(begin)

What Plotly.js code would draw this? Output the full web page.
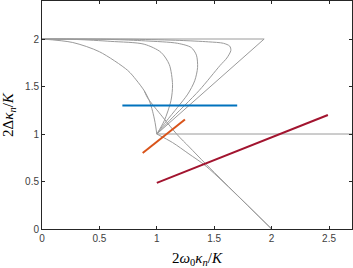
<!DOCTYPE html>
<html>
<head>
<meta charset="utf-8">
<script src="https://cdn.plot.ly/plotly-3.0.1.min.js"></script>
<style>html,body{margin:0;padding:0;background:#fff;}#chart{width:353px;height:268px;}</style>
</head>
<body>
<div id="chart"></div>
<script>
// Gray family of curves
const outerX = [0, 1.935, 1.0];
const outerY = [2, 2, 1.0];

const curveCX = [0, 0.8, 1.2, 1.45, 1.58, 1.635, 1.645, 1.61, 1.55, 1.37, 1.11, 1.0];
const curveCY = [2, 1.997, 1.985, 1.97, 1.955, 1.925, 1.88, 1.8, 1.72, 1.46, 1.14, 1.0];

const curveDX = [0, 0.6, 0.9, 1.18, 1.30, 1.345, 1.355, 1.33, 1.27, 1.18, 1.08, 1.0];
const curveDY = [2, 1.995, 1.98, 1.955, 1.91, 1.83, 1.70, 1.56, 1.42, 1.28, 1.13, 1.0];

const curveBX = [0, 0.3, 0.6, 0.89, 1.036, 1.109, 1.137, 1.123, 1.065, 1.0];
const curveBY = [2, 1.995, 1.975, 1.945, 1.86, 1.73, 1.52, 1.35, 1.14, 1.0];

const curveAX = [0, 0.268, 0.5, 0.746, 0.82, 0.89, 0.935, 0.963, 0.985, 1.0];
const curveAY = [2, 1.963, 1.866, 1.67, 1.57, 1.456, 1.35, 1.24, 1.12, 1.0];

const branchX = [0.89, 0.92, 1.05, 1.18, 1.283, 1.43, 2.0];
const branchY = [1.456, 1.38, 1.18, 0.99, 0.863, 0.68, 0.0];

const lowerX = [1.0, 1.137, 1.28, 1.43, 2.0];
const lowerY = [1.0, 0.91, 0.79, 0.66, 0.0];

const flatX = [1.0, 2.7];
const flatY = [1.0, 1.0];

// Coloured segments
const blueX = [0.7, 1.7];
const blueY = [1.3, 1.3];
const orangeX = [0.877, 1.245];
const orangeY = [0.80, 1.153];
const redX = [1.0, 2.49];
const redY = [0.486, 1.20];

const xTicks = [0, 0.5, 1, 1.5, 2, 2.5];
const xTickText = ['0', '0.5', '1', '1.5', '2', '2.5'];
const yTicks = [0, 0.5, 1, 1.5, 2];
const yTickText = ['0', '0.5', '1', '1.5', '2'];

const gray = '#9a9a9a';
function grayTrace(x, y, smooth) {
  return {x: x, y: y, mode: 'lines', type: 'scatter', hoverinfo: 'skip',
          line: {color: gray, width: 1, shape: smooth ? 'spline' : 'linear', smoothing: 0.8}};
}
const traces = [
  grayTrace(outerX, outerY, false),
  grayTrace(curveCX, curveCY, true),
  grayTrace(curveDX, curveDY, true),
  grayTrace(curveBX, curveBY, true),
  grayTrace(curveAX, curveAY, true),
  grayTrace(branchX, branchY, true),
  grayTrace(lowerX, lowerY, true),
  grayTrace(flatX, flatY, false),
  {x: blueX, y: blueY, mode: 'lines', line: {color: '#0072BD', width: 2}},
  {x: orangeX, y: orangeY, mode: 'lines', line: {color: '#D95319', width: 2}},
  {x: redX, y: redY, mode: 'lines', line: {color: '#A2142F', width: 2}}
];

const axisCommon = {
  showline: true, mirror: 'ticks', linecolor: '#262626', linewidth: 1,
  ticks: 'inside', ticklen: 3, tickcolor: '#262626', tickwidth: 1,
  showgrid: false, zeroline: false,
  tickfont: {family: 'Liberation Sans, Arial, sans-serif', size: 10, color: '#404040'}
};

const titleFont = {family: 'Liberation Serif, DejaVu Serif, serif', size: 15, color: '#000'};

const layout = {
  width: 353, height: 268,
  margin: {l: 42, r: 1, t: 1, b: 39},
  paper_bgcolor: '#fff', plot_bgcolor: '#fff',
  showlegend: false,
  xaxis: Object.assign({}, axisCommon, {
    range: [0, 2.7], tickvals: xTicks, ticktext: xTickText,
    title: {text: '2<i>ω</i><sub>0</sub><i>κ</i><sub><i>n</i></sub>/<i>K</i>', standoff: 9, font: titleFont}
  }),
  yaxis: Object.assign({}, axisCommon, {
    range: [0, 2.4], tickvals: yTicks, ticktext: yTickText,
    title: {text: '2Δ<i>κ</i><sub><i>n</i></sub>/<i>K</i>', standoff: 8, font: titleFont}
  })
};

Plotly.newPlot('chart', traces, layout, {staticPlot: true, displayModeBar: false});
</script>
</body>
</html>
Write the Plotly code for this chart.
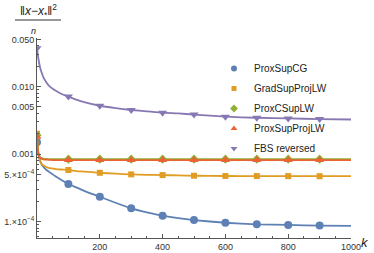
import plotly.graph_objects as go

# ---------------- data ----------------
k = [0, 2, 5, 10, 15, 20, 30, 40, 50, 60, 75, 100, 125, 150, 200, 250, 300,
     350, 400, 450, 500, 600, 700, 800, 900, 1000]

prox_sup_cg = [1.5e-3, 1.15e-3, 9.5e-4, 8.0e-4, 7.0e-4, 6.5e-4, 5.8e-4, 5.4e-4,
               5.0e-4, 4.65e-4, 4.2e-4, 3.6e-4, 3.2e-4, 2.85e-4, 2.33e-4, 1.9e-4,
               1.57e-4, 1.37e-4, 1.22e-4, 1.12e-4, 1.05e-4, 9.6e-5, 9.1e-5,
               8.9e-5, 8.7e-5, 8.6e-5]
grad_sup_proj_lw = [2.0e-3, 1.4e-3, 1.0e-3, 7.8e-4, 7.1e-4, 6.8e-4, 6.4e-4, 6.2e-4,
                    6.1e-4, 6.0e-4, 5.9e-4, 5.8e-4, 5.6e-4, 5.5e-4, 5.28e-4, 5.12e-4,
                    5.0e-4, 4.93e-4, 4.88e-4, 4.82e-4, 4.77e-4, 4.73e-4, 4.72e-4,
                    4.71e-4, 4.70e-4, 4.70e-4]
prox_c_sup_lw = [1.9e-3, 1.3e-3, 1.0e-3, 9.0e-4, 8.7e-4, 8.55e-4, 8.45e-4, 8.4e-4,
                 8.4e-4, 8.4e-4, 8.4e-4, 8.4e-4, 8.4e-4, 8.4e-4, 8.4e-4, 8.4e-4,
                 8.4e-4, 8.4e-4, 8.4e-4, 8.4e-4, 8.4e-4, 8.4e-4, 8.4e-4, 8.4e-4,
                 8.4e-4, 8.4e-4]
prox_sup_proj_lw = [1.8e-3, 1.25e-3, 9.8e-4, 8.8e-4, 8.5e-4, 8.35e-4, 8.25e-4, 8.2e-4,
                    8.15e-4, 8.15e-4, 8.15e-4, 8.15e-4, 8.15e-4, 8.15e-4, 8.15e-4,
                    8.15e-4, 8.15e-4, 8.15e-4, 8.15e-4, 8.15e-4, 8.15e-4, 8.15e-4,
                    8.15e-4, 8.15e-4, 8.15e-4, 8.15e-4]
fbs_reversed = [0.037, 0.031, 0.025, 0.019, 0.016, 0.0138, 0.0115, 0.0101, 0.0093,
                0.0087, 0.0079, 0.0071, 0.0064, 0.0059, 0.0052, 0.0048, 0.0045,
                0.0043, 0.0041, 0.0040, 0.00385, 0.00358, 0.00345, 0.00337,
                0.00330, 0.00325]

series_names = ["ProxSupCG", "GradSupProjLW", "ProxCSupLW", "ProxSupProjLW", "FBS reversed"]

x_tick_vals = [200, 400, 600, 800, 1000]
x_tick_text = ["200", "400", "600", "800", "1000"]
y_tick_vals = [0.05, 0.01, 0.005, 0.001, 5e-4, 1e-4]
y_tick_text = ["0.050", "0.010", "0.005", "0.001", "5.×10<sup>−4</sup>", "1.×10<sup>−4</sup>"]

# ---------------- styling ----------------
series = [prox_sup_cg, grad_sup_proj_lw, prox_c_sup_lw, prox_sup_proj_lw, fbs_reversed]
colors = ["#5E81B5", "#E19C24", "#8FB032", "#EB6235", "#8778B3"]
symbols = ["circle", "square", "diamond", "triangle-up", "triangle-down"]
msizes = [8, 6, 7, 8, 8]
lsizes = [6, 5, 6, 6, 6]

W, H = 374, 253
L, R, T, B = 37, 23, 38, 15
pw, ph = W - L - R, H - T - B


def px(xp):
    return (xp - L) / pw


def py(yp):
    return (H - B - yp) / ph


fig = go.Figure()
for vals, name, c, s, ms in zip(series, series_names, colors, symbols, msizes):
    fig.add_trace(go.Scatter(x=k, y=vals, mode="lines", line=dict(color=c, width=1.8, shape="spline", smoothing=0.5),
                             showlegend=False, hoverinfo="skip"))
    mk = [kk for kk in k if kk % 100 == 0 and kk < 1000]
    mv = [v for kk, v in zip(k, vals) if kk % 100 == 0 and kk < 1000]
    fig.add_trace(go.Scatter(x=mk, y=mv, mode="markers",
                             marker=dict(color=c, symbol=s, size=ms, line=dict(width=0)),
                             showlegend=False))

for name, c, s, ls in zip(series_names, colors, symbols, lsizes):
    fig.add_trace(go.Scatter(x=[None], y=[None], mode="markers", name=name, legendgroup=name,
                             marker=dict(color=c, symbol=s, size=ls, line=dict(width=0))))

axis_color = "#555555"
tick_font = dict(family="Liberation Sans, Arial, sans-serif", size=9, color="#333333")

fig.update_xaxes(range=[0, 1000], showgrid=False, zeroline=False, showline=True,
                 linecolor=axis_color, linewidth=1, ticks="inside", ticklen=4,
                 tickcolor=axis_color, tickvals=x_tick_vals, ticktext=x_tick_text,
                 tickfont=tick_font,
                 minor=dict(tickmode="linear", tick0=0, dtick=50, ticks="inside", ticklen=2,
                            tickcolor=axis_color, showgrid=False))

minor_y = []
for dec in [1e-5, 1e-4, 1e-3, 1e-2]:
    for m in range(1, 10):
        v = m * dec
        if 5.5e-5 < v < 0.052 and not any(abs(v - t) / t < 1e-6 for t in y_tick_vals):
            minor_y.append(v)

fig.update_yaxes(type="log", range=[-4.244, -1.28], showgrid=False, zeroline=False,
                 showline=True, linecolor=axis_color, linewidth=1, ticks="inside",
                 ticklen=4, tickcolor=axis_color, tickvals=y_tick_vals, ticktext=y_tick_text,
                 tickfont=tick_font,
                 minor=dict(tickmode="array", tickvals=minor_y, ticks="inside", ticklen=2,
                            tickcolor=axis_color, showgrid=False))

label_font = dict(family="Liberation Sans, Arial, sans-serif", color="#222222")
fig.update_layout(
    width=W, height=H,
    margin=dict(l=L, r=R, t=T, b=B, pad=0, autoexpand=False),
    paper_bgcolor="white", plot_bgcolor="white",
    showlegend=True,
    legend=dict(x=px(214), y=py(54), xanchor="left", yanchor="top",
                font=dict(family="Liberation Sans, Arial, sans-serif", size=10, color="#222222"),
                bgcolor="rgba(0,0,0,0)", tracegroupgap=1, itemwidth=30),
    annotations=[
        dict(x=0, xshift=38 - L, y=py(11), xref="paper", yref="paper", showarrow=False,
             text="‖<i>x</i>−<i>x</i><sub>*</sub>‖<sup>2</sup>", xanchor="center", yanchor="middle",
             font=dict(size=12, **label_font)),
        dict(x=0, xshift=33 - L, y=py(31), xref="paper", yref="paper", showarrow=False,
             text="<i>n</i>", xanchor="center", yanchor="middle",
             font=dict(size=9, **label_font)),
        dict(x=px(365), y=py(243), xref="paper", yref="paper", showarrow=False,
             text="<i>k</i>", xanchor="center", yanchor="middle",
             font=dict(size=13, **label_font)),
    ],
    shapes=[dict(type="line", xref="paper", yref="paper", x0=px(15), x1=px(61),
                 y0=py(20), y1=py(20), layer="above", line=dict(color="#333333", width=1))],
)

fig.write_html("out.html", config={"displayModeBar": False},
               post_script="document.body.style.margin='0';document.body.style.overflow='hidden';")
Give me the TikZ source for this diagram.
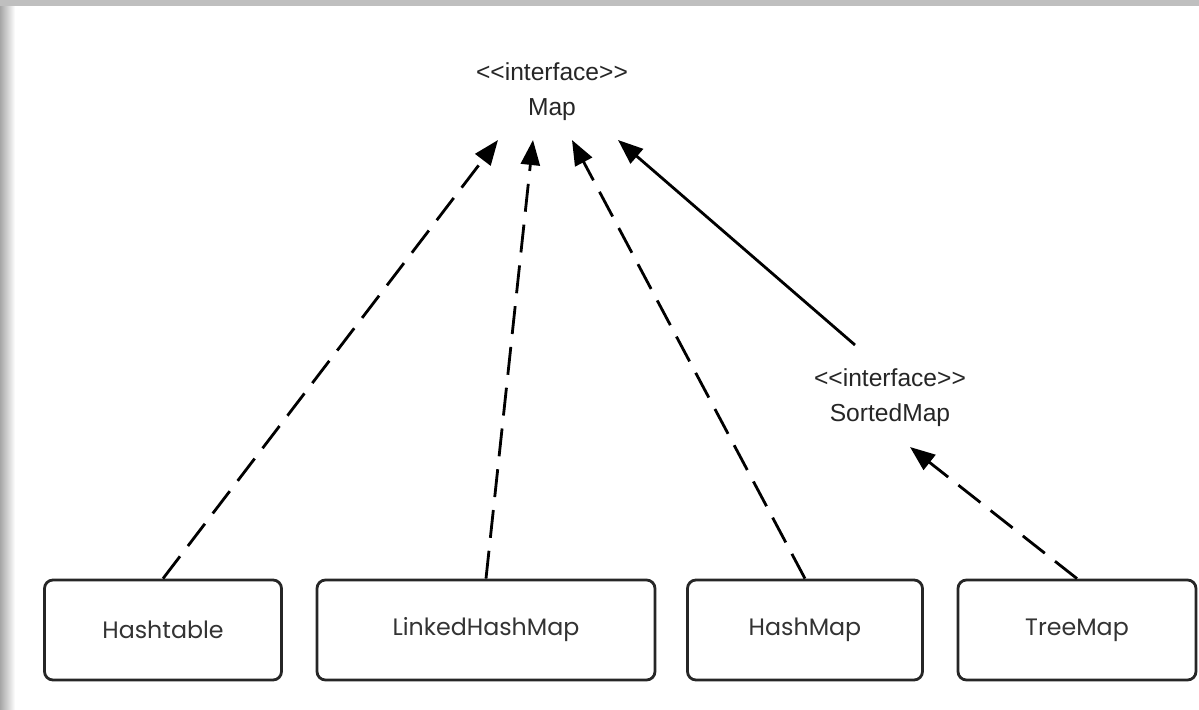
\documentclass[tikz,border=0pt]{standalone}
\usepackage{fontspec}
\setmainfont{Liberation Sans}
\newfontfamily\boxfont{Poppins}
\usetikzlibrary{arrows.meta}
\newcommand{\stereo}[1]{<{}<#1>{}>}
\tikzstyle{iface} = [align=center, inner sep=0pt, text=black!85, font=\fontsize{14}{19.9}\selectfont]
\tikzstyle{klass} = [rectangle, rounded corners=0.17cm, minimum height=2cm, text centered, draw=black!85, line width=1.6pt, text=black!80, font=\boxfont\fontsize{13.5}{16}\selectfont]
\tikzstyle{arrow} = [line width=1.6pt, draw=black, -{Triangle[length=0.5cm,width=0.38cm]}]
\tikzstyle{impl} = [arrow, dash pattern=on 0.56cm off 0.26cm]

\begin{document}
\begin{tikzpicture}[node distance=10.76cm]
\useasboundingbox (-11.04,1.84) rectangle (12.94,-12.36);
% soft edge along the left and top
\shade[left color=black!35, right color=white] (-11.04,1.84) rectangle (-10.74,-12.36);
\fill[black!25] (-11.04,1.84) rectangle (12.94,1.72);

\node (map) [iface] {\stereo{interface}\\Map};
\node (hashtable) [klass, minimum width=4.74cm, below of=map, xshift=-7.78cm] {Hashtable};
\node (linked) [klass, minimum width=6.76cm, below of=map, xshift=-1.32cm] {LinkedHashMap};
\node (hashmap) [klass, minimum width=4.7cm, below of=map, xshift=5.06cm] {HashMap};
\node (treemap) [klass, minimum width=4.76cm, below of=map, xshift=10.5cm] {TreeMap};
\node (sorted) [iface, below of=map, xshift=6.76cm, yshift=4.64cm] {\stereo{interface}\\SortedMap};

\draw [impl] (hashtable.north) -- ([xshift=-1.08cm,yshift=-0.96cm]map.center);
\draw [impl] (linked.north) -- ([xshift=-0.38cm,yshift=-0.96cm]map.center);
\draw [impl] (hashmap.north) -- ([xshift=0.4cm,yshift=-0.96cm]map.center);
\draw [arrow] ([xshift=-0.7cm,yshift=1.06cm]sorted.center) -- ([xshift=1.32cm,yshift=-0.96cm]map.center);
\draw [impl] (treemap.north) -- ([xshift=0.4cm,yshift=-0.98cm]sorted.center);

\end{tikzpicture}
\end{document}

(end)

→ PROBLEM TO SOLVE:
In the data above, please extract the lines from the first one through the line with "const redY = [0.486, 1.20];", exactly, and keep pictures out.

→ SOLUTION FOR THIS TASK:
What Plotly.js code would draw this? Output the full web page.
<!DOCTYPE html>
<html>
<head>
<meta charset="utf-8">
<script src="https://cdn.plot.ly/plotly-3.0.1.min.js"></script>
<style>html,body{margin:0;padding:0;background:#fff;}#chart{width:353px;height:268px;}</style>
</head>
<body>
<div id="chart"></div>
<script>
// Gray family of curves
const outerX = [0, 1.935, 1.0];
const outerY = [2, 2, 1.0];

const curveCX = [0, 0.8, 1.2, 1.45, 1.58, 1.635, 1.645, 1.61, 1.55, 1.37, 1.11, 1.0];
const curveCY = [2, 1.997, 1.985, 1.97, 1.955, 1.925, 1.88, 1.8, 1.72, 1.46, 1.14, 1.0];

const curveDX = [0, 0.6, 0.9, 1.18, 1.30, 1.345, 1.355, 1.33, 1.27, 1.18, 1.08, 1.0];
const curveDY = [2, 1.995, 1.98, 1.955, 1.91, 1.83, 1.70, 1.56, 1.42, 1.28, 1.13, 1.0];

const curveBX = [0, 0.3, 0.6, 0.89, 1.036, 1.109, 1.137, 1.123, 1.065, 1.0];
const curveBY = [2, 1.995, 1.975, 1.945, 1.86, 1.73, 1.52, 1.35, 1.14, 1.0];

const curveAX = [0, 0.268, 0.5, 0.746, 0.82, 0.89, 0.935, 0.963, 0.985, 1.0];
const curveAY = [2, 1.963, 1.866, 1.67, 1.57, 1.456, 1.35, 1.24, 1.12, 1.0];

const branchX = [0.89, 0.92, 1.05, 1.18, 1.283, 1.43, 2.0];
const branchY = [1.456, 1.38, 1.18, 0.99, 0.863, 0.68, 0.0];

const lowerX = [1.0, 1.137, 1.28, 1.43, 2.0];
const lowerY = [1.0, 0.91, 0.79, 0.66, 0.0];

const flatX = [1.0, 2.7];
const flatY = [1.0, 1.0];

// Coloured segments
const blueX = [0.7, 1.7];
const blueY = [1.3, 1.3];
const orangeX = [0.877, 1.245];
const orangeY = [0.80, 1.153];
const redX = [1.0, 2.49];
const redY = [0.486, 1.20];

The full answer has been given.